• [Data section]
--------------------------------------------------

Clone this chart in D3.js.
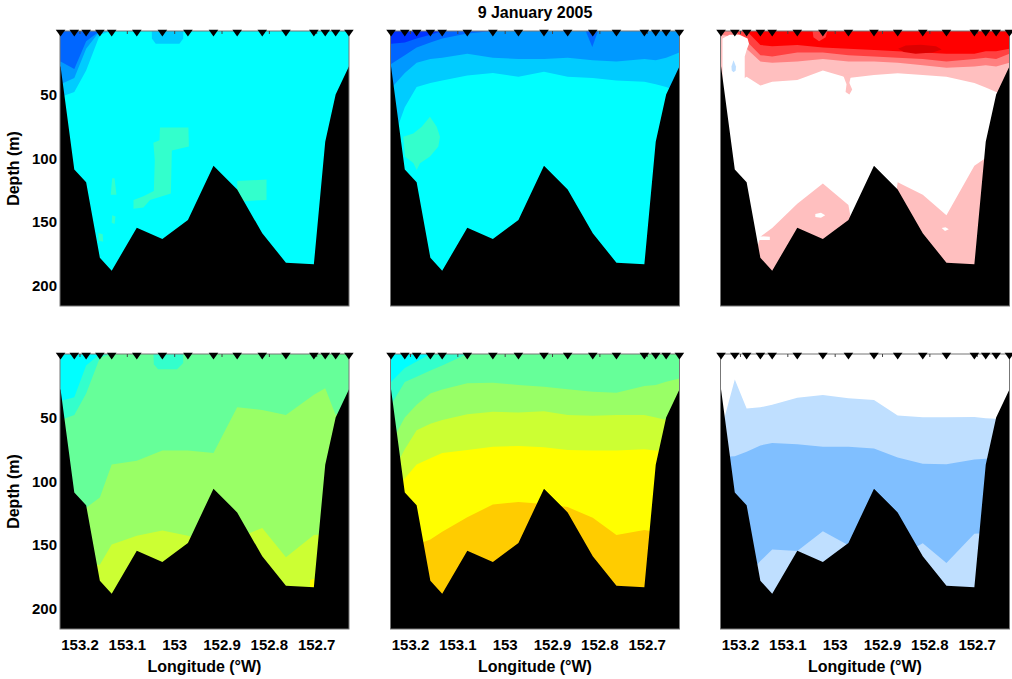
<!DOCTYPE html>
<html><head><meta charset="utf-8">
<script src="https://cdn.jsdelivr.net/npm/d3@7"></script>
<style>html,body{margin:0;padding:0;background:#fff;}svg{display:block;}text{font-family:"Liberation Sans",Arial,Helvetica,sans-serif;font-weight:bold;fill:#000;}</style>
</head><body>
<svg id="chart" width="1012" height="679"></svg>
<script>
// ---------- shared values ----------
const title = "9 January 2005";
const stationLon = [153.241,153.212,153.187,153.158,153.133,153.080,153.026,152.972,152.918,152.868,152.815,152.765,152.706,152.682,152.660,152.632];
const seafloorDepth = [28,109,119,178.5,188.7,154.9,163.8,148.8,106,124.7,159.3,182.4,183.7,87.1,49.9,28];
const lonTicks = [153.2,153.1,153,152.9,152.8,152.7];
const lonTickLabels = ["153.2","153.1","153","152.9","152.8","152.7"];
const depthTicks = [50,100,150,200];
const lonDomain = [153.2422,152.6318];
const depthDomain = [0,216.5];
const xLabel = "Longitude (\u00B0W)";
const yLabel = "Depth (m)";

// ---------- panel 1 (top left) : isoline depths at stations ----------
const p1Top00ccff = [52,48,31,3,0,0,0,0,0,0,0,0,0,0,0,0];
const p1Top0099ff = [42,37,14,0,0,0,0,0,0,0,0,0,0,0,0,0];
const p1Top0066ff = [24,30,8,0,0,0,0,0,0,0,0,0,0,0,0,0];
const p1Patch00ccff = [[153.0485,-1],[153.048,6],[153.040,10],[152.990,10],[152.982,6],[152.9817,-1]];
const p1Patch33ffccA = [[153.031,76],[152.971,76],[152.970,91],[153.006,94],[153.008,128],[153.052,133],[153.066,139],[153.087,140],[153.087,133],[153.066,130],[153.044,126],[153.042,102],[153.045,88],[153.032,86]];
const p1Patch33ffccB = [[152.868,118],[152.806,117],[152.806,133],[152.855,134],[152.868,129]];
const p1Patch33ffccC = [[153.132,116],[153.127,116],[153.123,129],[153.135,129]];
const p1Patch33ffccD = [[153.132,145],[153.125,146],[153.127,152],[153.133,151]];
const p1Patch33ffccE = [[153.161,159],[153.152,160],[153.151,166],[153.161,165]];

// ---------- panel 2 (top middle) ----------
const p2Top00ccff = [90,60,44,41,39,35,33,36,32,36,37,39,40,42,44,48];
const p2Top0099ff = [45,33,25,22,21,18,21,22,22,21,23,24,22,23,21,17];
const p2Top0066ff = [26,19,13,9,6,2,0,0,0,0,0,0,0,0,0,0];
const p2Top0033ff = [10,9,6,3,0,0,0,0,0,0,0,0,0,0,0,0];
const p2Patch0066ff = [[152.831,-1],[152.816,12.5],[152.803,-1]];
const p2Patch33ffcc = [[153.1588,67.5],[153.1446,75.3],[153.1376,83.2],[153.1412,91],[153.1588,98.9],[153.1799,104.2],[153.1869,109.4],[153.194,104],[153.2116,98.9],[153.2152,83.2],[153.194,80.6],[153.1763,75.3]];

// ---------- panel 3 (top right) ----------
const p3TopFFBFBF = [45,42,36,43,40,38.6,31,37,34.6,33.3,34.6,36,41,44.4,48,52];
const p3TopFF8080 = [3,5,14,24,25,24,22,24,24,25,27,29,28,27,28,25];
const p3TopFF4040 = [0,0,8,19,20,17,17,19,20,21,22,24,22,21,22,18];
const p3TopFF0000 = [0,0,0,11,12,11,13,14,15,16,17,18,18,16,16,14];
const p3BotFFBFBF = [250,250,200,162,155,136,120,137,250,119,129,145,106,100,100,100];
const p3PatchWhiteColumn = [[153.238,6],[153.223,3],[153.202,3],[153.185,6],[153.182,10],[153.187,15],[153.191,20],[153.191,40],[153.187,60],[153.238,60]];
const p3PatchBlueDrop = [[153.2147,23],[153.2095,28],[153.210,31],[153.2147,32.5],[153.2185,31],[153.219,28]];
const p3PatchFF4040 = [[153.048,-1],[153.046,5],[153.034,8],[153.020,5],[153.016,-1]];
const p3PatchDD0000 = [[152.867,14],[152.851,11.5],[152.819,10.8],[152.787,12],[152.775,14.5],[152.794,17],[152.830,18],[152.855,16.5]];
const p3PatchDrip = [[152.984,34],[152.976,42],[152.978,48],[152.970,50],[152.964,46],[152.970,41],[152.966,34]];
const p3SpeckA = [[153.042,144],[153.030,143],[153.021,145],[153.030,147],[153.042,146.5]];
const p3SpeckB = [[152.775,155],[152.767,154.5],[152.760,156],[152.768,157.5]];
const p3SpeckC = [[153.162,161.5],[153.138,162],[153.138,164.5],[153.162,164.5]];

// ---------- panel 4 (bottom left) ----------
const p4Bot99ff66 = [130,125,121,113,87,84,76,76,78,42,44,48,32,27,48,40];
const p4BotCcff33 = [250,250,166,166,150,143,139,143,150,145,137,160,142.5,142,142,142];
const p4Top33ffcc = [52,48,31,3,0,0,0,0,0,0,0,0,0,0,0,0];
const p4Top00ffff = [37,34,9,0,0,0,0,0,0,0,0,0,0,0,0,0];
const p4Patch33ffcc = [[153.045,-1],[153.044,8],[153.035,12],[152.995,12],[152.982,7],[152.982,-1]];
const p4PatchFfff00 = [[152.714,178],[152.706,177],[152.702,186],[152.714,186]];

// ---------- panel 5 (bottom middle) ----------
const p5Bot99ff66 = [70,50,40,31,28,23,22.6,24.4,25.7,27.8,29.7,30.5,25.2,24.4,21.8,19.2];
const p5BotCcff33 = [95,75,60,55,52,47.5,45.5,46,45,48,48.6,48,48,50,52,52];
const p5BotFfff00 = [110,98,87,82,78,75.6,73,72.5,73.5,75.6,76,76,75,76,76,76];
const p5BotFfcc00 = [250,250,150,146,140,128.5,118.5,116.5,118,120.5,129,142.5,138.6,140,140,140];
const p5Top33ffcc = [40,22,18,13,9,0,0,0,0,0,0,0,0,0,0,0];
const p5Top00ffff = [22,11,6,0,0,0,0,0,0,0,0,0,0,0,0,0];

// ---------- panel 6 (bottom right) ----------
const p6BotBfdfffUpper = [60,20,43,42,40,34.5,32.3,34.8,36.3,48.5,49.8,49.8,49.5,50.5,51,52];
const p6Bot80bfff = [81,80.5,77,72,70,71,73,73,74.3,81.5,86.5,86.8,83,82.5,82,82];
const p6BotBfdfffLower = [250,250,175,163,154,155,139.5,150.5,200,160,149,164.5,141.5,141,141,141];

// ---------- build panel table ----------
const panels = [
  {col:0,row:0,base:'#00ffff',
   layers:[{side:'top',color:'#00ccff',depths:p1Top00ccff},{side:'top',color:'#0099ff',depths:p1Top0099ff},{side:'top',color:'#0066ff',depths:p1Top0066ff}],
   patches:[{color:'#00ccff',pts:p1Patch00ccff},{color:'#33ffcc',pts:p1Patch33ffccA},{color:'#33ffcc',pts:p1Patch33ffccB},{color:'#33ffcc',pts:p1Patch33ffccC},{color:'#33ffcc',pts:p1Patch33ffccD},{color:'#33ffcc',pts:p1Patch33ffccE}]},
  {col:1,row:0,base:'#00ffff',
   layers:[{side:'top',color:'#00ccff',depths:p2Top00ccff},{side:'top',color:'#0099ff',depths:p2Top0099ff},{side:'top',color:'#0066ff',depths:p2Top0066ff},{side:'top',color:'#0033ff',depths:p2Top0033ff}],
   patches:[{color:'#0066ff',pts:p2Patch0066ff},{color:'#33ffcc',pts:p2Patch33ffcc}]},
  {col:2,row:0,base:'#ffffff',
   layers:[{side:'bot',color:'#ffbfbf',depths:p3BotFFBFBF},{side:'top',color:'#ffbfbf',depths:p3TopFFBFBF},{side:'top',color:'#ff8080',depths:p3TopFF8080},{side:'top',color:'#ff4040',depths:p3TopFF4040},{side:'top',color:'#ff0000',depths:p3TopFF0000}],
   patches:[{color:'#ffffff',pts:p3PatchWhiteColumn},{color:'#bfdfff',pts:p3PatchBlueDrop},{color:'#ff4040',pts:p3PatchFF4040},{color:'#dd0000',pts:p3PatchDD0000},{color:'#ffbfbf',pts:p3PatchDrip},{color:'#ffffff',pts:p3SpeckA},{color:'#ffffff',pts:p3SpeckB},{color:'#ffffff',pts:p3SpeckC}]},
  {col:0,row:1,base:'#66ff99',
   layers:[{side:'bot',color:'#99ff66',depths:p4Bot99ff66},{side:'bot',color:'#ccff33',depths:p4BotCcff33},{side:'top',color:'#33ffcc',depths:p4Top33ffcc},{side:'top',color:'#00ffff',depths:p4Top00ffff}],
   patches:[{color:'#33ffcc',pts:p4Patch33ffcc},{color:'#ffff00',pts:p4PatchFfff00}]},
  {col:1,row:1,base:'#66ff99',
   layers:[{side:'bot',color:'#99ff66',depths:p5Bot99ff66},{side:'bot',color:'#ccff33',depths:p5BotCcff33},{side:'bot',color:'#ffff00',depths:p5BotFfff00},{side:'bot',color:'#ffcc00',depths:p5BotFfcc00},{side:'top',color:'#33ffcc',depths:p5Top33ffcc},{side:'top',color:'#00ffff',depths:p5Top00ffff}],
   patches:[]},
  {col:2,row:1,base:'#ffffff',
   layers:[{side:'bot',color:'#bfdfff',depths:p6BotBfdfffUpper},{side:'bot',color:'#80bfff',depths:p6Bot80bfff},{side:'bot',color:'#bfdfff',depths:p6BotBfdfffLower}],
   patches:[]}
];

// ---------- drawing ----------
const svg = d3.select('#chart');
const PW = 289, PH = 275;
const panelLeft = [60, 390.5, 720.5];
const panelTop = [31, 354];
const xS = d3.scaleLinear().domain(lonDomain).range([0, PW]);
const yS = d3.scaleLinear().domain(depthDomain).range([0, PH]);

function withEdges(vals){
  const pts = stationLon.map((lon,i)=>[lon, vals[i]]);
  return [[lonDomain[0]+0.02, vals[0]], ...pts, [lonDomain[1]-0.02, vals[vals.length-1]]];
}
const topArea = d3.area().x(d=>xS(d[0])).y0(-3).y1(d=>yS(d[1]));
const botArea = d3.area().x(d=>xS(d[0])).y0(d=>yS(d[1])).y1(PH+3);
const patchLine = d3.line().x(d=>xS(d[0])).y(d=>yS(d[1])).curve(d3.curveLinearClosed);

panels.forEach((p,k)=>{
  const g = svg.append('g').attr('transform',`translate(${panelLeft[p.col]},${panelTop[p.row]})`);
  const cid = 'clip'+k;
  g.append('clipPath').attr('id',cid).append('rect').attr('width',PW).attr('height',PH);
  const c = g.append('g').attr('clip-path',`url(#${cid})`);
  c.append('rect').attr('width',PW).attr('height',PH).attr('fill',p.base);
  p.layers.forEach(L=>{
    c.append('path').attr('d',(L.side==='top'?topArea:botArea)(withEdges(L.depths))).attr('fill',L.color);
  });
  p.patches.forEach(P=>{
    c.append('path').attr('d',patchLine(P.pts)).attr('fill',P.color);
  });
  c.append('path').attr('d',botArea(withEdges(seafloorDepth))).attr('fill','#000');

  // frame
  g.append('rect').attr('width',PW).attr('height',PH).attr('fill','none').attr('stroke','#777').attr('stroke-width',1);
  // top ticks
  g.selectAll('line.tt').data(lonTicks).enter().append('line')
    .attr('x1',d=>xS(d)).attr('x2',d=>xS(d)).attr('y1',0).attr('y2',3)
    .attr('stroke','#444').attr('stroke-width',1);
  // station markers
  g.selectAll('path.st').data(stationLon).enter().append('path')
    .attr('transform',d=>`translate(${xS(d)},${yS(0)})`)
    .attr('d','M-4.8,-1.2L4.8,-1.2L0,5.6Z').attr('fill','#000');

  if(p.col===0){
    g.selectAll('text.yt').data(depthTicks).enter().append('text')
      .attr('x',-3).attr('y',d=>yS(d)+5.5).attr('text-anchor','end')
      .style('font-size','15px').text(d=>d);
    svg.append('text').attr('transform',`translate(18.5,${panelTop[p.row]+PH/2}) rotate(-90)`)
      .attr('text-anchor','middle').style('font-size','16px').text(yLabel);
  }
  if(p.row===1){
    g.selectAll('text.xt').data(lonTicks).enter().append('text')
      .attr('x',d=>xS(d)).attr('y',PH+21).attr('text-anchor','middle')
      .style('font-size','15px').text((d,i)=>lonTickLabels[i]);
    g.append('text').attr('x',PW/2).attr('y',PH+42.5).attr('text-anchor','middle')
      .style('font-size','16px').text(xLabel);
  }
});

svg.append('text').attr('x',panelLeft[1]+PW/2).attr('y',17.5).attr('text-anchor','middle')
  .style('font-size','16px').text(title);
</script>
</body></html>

--------------------------------------------------

• [Required work]
Go through the listing above and list every line that has the word "chart".

• [Exercise response]
Clone this chart in D3.js.
<svg id="chart" width="1012" height="679"></svg>
const svg = d3.select('#chart');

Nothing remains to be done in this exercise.